In recent weeks the banks, which play a critical role in the market organising trades, have undertaken campaigns to raise awareness among customers before the arrival of the new Mifid II rules on January 3.
At the same time they have been pressing for regulators to ease their hardline stance and are growing increasingly confident authorities are set to grant a grace period of several months.
The laws — aimed at increasing market transparency — mandates tougher audit trails for deals and will force market participants to have their own unique 20-character alphanumeric code, known as a Legal Entity Identifier (LEI). Codes for the buyer, seller and issuer will be needed to complete a trade.
Yet of the near-15,000 companies listed on European exchanges, only two-thirds at present have an LEI, according to data from Thomson Reuters.
A senior executive at a large investment bank said that “15 to 20 per cent” of his clients do not yet have LEIs and that the bank expects the situation to change little in the next three weeks.

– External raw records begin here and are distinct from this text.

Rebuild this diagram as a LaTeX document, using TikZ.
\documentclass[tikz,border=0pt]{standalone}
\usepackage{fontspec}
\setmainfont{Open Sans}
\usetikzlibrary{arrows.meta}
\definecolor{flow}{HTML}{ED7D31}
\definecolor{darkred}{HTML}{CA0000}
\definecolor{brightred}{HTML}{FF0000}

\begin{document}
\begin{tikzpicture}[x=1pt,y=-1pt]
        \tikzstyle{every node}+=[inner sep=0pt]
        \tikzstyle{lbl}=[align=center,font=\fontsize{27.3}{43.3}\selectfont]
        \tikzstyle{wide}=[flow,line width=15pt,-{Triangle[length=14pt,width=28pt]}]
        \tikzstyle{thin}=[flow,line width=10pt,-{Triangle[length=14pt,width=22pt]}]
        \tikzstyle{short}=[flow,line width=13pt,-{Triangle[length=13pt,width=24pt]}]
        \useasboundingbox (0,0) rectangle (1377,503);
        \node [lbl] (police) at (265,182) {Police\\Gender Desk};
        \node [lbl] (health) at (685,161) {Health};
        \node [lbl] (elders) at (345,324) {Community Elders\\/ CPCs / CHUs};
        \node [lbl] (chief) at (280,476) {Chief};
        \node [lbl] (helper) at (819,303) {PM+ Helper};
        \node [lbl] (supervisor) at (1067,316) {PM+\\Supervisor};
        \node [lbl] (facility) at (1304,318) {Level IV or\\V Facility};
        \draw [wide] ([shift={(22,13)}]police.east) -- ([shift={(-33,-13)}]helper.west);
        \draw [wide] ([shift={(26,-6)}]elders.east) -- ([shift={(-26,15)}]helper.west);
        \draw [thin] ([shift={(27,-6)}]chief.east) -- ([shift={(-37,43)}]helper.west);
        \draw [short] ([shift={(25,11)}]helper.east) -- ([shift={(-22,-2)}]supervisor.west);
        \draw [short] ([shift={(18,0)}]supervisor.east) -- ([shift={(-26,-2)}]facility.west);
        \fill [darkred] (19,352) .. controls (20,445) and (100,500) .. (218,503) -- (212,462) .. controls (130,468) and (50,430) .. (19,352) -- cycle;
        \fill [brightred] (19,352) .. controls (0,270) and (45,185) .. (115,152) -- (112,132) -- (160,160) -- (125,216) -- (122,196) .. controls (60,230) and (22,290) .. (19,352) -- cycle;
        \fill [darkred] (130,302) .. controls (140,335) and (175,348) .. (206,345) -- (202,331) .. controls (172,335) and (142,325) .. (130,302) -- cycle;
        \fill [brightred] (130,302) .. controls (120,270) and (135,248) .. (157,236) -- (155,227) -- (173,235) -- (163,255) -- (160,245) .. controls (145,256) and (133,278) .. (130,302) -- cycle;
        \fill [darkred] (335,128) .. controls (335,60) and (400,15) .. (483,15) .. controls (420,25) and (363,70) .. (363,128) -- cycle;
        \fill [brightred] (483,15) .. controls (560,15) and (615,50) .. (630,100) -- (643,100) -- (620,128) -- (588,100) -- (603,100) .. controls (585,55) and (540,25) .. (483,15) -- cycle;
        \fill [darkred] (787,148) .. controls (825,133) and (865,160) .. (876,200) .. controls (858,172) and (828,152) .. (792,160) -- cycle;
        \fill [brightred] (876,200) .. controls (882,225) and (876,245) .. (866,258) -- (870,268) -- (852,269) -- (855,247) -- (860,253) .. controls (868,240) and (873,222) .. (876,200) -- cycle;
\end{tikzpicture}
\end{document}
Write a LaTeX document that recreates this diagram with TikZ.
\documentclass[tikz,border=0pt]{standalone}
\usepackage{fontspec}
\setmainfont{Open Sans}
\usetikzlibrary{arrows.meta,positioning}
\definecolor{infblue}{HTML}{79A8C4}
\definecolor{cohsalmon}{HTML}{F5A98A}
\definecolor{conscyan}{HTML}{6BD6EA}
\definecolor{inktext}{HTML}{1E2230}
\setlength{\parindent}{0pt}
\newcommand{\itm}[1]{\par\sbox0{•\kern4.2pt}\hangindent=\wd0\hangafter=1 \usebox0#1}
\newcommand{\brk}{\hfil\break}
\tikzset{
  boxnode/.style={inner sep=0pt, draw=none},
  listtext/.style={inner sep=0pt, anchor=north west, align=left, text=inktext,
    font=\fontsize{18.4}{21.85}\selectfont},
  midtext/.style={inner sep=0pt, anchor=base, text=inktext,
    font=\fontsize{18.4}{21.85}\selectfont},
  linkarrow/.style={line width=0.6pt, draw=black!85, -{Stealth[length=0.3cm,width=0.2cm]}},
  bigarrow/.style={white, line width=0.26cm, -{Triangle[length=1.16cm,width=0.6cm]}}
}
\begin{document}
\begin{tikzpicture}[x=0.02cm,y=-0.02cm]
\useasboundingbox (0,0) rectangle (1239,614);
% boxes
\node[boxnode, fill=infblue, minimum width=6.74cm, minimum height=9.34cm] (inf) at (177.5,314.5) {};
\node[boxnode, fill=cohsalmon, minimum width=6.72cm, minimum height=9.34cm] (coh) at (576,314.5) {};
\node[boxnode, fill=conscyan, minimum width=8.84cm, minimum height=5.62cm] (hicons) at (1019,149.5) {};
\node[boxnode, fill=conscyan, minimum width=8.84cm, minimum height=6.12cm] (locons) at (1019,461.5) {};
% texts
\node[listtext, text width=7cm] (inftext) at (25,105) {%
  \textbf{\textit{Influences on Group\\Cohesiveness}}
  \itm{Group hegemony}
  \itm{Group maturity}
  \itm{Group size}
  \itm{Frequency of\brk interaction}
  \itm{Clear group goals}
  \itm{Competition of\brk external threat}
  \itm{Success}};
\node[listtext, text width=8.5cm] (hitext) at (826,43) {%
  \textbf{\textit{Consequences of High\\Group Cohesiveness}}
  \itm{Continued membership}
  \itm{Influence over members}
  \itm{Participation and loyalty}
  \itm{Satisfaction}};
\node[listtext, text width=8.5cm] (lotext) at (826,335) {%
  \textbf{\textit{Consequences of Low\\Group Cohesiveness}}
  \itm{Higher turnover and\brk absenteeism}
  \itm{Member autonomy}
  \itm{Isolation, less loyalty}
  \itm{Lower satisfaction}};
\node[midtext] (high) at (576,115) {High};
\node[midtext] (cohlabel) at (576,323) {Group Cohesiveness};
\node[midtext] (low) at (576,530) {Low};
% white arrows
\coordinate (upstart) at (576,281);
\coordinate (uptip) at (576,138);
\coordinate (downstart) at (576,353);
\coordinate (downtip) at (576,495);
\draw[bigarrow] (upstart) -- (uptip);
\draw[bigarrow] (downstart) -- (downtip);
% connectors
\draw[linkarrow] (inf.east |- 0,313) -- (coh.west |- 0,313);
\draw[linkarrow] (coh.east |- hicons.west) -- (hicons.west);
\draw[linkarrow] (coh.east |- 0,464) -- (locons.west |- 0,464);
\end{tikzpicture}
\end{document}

Senior executives at three other banks said they were in a similar, or worse, position. An executive at a fourth said that it would be a “s*** show” if his bank was forced to refuse to do business with clients without LEIs from January 3.
The DTCC, a US LEI issuer, began a fast-track service last week to cope with added demand. Banks and data providers say it is mainly infrequent traders, local pension funds and corporate issuers who do not have an LEI. Normally it takes three to five days to apply for an LEI.
Market participants are hoping a meeting by the European Securities Markets Authority (Esma) on Thursday will give them breathing space, and a two-month grace period in which they can retrospectively report deals once the client has its LEI. Esma declined to comment.
The UK’s Financial Conduct Authority (FCA), like Esma, has frequently told the industry it will take a tough “No LEI, no trade” stance for Mifid. However, three people who have discussed the issue with the FCA say they detect signs of its position softening.
“They (the FCA) are effectively saying they’re not in a position to take differing views (to Esma),” one banker said, adding that he hoped Thursday’s Esma meeting would yield a “pragmatic solution”.
Steven Fine, chief executive of City broker Peel Hunt, said that only 5 per cent of its clients did not have LEIs. “The issue seems to be from counterparties that are outside the EU . . . as well as trustees and other more esoteric ‘guardians’,” he added.
Some of the biggest investment banks route their Asian trading through London — that means that their clients in Hong Kong, Singapore and Tokyo need the codes because they are trading with an EU entity.
Neil Robson, a lawyer at Katten Muchin Rosenman in London, said: “Asian applications for LEIs are lagging way behind those from European entities and US entities.”